§ EXERCISE TASK
Output the full listing below exactly, without the pictures.

--------

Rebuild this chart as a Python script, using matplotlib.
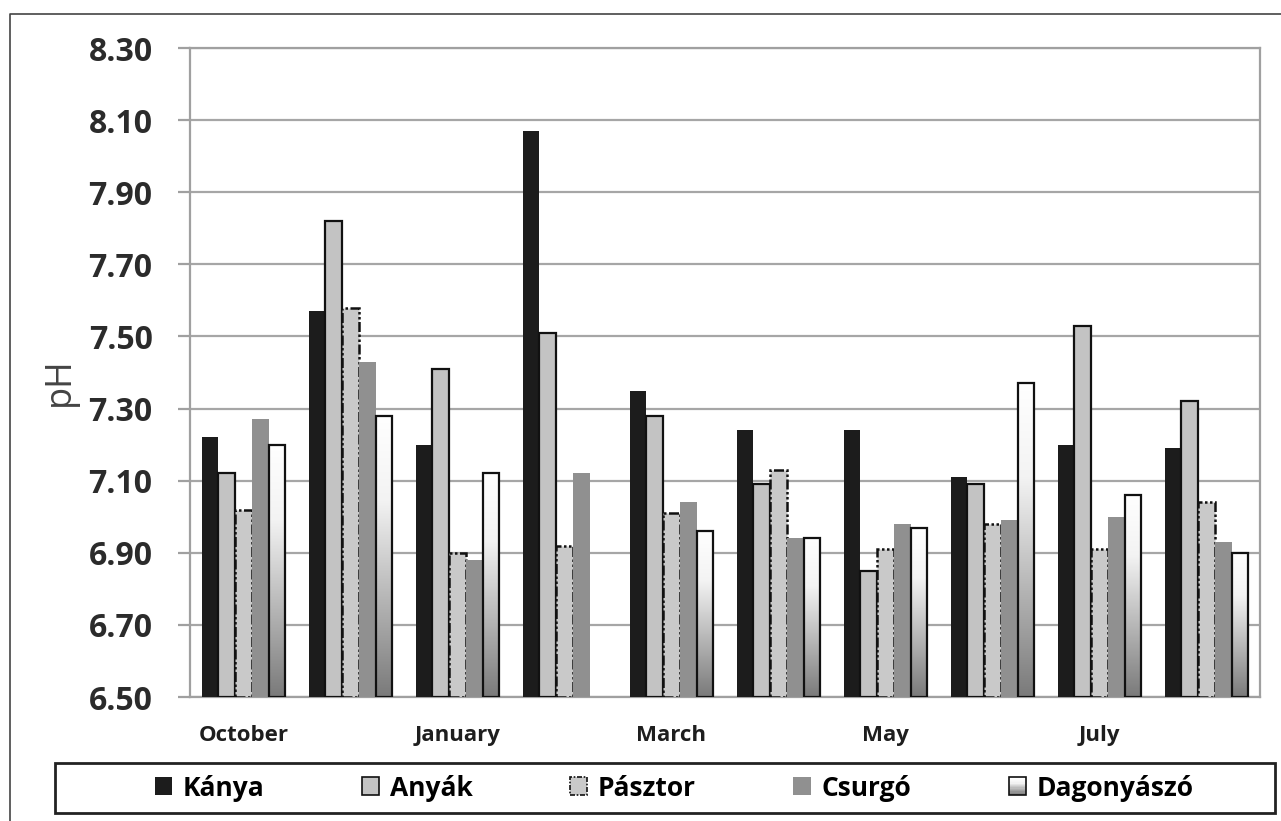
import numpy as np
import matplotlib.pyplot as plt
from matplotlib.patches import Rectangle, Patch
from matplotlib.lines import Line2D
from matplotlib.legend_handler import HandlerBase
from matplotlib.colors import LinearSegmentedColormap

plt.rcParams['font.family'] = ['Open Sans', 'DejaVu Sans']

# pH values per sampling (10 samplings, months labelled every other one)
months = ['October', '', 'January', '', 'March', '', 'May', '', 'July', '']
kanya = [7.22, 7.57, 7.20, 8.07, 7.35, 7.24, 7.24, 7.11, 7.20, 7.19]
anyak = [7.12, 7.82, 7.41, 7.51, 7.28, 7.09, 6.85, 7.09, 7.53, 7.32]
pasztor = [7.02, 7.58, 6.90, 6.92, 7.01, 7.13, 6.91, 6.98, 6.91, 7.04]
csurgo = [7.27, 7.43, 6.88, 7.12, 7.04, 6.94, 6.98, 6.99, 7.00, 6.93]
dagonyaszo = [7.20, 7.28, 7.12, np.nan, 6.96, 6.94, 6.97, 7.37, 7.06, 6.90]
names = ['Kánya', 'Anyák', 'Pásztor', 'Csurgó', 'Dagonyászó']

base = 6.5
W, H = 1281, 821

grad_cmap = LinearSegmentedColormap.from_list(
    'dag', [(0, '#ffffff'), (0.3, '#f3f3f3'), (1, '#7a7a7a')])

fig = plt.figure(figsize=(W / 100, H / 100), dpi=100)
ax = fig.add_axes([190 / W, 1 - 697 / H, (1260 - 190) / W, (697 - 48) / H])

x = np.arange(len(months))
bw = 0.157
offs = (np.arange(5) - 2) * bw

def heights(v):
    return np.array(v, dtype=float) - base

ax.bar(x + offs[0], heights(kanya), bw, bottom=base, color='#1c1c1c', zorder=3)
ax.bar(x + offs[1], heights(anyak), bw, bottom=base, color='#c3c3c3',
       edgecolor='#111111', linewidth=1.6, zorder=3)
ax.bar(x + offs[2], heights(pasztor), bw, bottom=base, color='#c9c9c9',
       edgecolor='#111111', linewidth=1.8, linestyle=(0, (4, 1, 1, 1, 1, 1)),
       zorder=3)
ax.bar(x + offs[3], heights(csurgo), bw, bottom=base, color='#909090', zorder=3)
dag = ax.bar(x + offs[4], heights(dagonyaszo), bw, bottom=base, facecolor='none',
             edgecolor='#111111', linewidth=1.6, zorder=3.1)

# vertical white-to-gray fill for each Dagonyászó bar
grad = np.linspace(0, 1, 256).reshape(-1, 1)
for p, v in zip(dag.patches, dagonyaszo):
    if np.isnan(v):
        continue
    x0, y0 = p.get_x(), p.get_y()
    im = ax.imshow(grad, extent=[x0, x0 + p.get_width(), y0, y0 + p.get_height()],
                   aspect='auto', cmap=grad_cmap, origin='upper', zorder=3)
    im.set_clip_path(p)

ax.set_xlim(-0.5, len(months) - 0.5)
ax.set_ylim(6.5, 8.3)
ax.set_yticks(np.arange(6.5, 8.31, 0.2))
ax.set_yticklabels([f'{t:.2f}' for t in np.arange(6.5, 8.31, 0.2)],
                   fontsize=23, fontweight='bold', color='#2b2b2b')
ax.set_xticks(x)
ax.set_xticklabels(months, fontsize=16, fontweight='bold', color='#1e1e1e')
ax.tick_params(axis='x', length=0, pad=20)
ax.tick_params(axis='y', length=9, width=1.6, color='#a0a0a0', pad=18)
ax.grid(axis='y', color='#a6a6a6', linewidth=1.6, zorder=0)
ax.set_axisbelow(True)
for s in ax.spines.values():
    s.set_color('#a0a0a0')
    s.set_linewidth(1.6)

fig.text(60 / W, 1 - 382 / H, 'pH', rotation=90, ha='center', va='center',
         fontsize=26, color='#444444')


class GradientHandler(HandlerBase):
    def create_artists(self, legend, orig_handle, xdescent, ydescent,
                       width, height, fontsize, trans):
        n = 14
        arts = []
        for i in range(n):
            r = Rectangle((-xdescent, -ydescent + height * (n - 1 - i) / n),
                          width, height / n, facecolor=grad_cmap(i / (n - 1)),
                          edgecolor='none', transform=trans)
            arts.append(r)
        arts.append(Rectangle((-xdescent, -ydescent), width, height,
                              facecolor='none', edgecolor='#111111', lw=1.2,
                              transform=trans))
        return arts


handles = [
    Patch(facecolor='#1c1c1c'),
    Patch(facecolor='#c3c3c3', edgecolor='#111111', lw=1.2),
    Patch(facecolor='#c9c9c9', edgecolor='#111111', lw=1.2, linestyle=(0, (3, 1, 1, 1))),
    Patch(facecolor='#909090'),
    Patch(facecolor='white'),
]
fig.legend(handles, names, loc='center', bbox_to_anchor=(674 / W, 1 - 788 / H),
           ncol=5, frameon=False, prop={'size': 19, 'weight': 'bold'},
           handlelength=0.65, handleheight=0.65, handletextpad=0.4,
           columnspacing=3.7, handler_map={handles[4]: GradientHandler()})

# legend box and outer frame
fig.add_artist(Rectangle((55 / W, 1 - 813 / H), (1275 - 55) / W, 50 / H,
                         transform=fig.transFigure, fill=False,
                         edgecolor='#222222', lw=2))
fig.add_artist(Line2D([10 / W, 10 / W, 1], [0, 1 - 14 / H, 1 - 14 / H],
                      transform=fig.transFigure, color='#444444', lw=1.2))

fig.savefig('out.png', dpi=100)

--------

§ COMPLETED TASK
Rebuild this chart as a Python script, using matplotlib.
import numpy as np
import matplotlib.pyplot as plt
from matplotlib.patches import Rectangle, Patch
from matplotlib.lines import Line2D
from matplotlib.legend_handler import HandlerBase
from matplotlib.colors import LinearSegmentedColormap

plt.rcParams['font.family'] = ['Open Sans', 'DejaVu Sans']

# pH values per sampling (10 samplings, months labelled every other one)
months = ['October', '', 'January', '', 'March', '', 'May', '', 'July', '']
kanya = [7.22, 7.57, 7.20, 8.07, 7.35, 7.24, 7.24, 7.11, 7.20, 7.19]
anyak = [7.12, 7.82, 7.41, 7.51, 7.28, 7.09, 6.85, 7.09, 7.53, 7.32]
pasztor = [7.02, 7.58, 6.90, 6.92, 7.01, 7.13, 6.91, 6.98, 6.91, 7.04]
csurgo = [7.27, 7.43, 6.88, 7.12, 7.04, 6.94, 6.98, 6.99, 7.00, 6.93]
dagonyaszo = [7.20, 7.28, 7.12, np.nan, 6.96, 6.94, 6.97, 7.37, 7.06, 6.90]
names = ['Kánya', 'Anyák', 'Pásztor', 'Csurgó', 'Dagonyászó']

base = 6.5
W, H = 1281, 821

grad_cmap = LinearSegmentedColormap.from_list(
    'dag', [(0, '#ffffff'), (0.3, '#f3f3f3'), (1, '#7a7a7a')])

fig = plt.figure(figsize=(W / 100, H / 100), dpi=100)
ax = fig.add_axes([190 / W, 1 - 697 / H, (1260 - 190) / W, (697 - 48) / H])

x = np.arange(len(months))
bw = 0.157
offs = (np.arange(5) - 2) * bw

def heights(v):
    return np.array(v, dtype=float) - base

ax.bar(x + offs[0], heights(kanya), bw, bottom=base, color='#1c1c1c', zorder=3)
ax.bar(x + offs[1], heights(anyak), bw, bottom=base, color='#c3c3c3',
       edgecolor='#111111', linewidth=1.6, zorder=3)
ax.bar(x + offs[2], heights(pasztor), bw, bottom=base, color='#c9c9c9',
       edgecolor='#111111', linewidth=1.8, linestyle=(0, (4, 1, 1, 1, 1, 1)),
       zorder=3)
ax.bar(x + offs[3], heights(csurgo), bw, bottom=base, color='#909090', zorder=3)
dag = ax.bar(x + offs[4], heights(dagonyaszo), bw, bottom=base, facecolor='none',
             edgecolor='#111111', linewidth=1.6, zorder=3.1)

# vertical white-to-gray fill for each Dagonyászó bar
grad = np.linspace(0, 1, 256).reshape(-1, 1)
for p, v in zip(dag.patches, dagonyaszo):
    if np.isnan(v):
        continue
    x0, y0 = p.get_x(), p.get_y()
    im = ax.imshow(grad, extent=[x0, x0 + p.get_width(), y0, y0 + p.get_height()],
                   aspect='auto', cmap=grad_cmap, origin='upper', zorder=3)
    im.set_clip_path(p)

ax.set_xlim(-0.5, len(months) - 0.5)
ax.set_ylim(6.5, 8.3)
ax.set_yticks(np.arange(6.5, 8.31, 0.2))
ax.set_yticklabels([f'{t:.2f}' for t in np.arange(6.5, 8.31, 0.2)],
                   fontsize=23, fontweight='bold', color='#2b2b2b')
ax.set_xticks(x)
ax.set_xticklabels(months, fontsize=16, fontweight='bold', color='#1e1e1e')
ax.tick_params(axis='x', length=0, pad=20)
ax.tick_params(axis='y', length=9, width=1.6, color='#a0a0a0', pad=18)
ax.grid(axis='y', color='#a6a6a6', linewidth=1.6, zorder=0)
ax.set_axisbelow(True)
for s in ax.spines.values():
    s.set_color('#a0a0a0')
    s.set_linewidth(1.6)

fig.text(60 / W, 1 - 382 / H, 'pH', rotation=90, ha='center', va='center',
         fontsize=26, color='#444444')


class GradientHandler(HandlerBase):
    def create_artists(self, legend, orig_handle, xdescent, ydescent,
                       width, height, fontsize, trans):
        n = 14
        arts = []
        for i in range(n):
            r = Rectangle((-xdescent, -ydescent + height * (n - 1 - i) / n),
                          width, height / n, facecolor=grad_cmap(i / (n - 1)),
                          edgecolor='none', transform=trans)
            arts.append(r)
        arts.append(Rectangle((-xdescent, -ydescent), width, height,
                              facecolor='none', edgecolor='#111111', lw=1.2,
                              transform=trans))
        return arts


handles = [
    Patch(facecolor='#1c1c1c'),
    Patch(facecolor='#c3c3c3', edgecolor='#111111', lw=1.2),
    Patch(facecolor='#c9c9c9', edgecolor='#111111', lw=1.2, linestyle=(0, (3, 1, 1, 1))),
    Patch(facecolor='#909090'),
    Patch(facecolor='white'),
]
fig.legend(handles, names, loc='center', bbox_to_anchor=(674 / W, 1 - 788 / H),
           ncol=5, frameon=False, prop={'size': 19, 'weight': 'bold'},
           handlelength=0.65, handleheight=0.65, handletextpad=0.4,
           columnspacing=3.7, handler_map={handles[4]: GradientHandler()})

# legend box and outer frame
fig.add_artist(Rectangle((55 / W, 1 - 813 / H), (1275 - 55) / W, 50 / H,
                         transform=fig.transFigure, fill=False,
                         edgecolor='#222222', lw=2))
fig.add_artist(Line2D([10 / W, 10 / W, 1], [0, 1 - 14 / H, 1 - 14 / H],
                      transform=fig.transFigure, color='#444444', lw=1.2))

fig.savefig('out.png', dpi=100)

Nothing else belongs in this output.